There certainly appears to be a double standard when it comes to bigoted comments from well-known people. A liberal Yankee can slander reporters for being gay, and a race-mongering professor can compare black Supreme Court justices to Nazi sympathizers—no big deal. But the minute a white woman with a Southern accent admits to wrongdoing, all bets are off—disparate media outlets refuse to let the topic go, and her business is ruined. While no one (including Deen) is defending her use of the N-word, acute regional stereotyping seems to be at play, not a political one—since Deen actually campaigned for Obama in 2008. ...

While conservative political beliefs are sometimes tied to Southern culture, the media’s real foe is Southern culture itself. Time after time, the progressive movement has proven itself incapable of considering people as individuals, but rather as members of a larger group. This is obvious in the media’s coverage of politics, which nearly always centers on “blocs” of voters and interest groups: women, black voters, Hispanic voters, white voters, etc. For the Left, politics is a continual struggle for power among clashing ethnic and cultural groups. This system of analysis is dehumanizing and deterministic— but it’s the way much of the media process human events.
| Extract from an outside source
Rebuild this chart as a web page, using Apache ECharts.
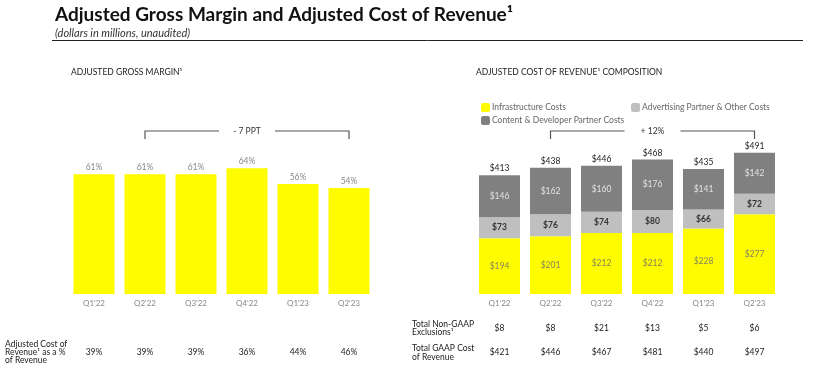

From this perspective, the world is divided largely into two camps: victims and oppressors. In America, victims include women, racial minorities, gays, and more; the oppressors are nearly always whites and Christians. It’s a perversion of the classical “great chain of being.” Groups that can claim some sort of past persecution—the more the better—are highest on the chain, and groups seen as historically oppressive are lowest. If whites and Christians are low on the progressive victimization chain, then Southerners are the lowest of the low, fit for derision and scorn. Charlton Heston captured this in a speech in the 1990s, saying: “... the God fearing, law-abiding, Caucasian, middle-class Protestant— or even worse, evangelical Christian, Midwestern or Southern, or, even worse, rural, apparently straight, or even worse, admitted heterosexual, gun-owning, or even worse, NRAcard- carrying, average working stiff, or even worst of all, a male working stiff … not only don’t you count, you are a downright obstacle to social progress.”

There are some serious problems with the progressives’ method of historical critique. First, it views existence solely backwards and leaves little room for free will, a hallmark of the human experience. Second, it boxes individuals within categories to which they don’t always neatly fit. To accommodate this failure, progressives must either ignore or attack such individuals (hence media treatments of black conservatives like Clarence Thomas and Tim Scott). Most critically, this worldview leads to intense scapegoating of “historically oppressive” groups.